Essa guerra, de um lado opôs Brasil, Argentina e Uruguai, e de outro o Paraguai. Nosso país ainda era um império escravocrata sob o comando de D. Pedro II. O Paraguai era governado pelo presidente Francisco Solano López. Muitos estudiosos apontam que a Inglaterra tinha interesse nesse conflito bélico, pois emprestou dinheiro aos países da Tríplice Aliança. Algumas despesas das tropas brasileiras, inclusive, foram pagas com libra esterlina.

O fato é que irmãos sul-americanos se enfrentaram em batalhas de muita carnificina. O resultado foi um Paraguai destroçado, com grande parte da população masculina morta, um verdadeiro genocídio. Esta guerra é o cenário do premiado livro de Deonísio da Silva. O romance recebeu o Prêmio Internacional Casa de las Américas em 1992, por um júri composto por José Saramago, o único escritor da Língua Portuguesa que recebeu o Prêmio Nobel de Literatura, em 1998.

Na obra desfilam os personagens da coluna do exército comandada pelo coronel Carlos de Morais Camisão, que partiu do Rio de janeiro em 1865. Dois anos depois penetra em território paraguaio, mas é acossado pela tática de guerrilha dos inimigos, e por um adversário ainda mais impiedoso: o cólera. De um efetivo de 3 mil soldados, poucas centenas deles sobreviveram, resultando na Retirada da Laguna.

Ainda hoje me lembro do Monumento aos Heróis Retirantes, que visitei ainda criança, erigido no município de Monte Alegre de Minas, onde estão enterrados cinco soldados que morreram no local em 1867, vítimas de varíola. Uma vez um colega jornalista ironizou, para me chatear: um monumento para desertores de guerra, como isso é possível?. Sim, mas mesmo assim heróis, respondi.

Deonísio da Silva: escritor | Foto: Reprodução

O local em Minas Gerais é conhecido como Bexigueiro, já que a varíola era conhecida também naquela época como bexiga. O monumento relembra a saga desses soldados, que fugiram (ou melhor, se retiraram) da Guerra do Paraguai. Muitos morreram acossados pela fome e por doenças. Ficou marcada na minha memória a panelinha de um dos soldados, que ainda jazia naquelas plagas mineiras, lembrando a tristeza da derrota e o infortúnio da epidemia. Retratava ainda como a vida humana é efêmera.

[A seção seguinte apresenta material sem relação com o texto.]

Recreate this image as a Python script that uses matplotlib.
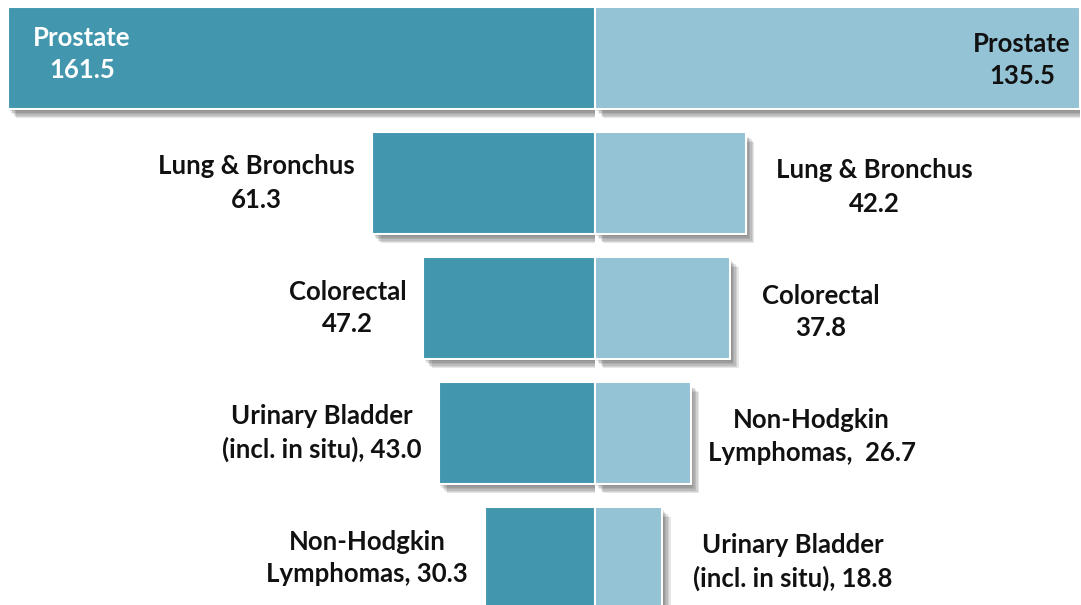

Mas reminiscências da infância à parte, na obra Deonísio da Silva não se prende a relatar grandes batalhas e táticas militares. Prefere apresentar a insanidade da guerra por meio das impressões dos que a viveram em terras mato-grossenses, como o coronel Camisão, o engenheiro francês que constrói e destrói pontes, a guerreira paraguaia Mercedes que se torna amante do inimigo, e o narrador anônimo que sobrevive às batalhas e é o responsável por concluir esse relato distinto de uma guerra insana. (E qual não seria?)

Em muitos momentos os personagens filosofam sobre o sentido da vida e da guerra, sobre o medo da morte. “O medo viaja conosco. Nossos soldados são cheios de superstição e leem a natureza ao modo deles (…) Não enfrentam um inimigo humano, visível, palpável, um exército de carne e osso. Enfrentam contingentes de sombras”, relata o autor.

Assim, as atrocidades da batalha são narradas, não de uma forma linear, mas a partir dos olhos dos soldados, da inimiga paraguaia, do narrador que permanece anônimo. Ficamos tristes com o destino do coronel Camisão, que apesar da patente superior, é romântico, corajoso e ético. Muitas vezes ele se revolta com as práticas desumanas adotadas pelos seus soldados contra os inimigos.

“Avante, Soldados: Para Trás” é um romance tocante, introspectivo e sensível, que causa impacto no leitor diante da brutalidade da guerra e dos homens. Obra, de fato, merecedora de um prêmio internacional.

Mariza Santana, jornalista e crítica literária, é colaboradora do Jornal Opção.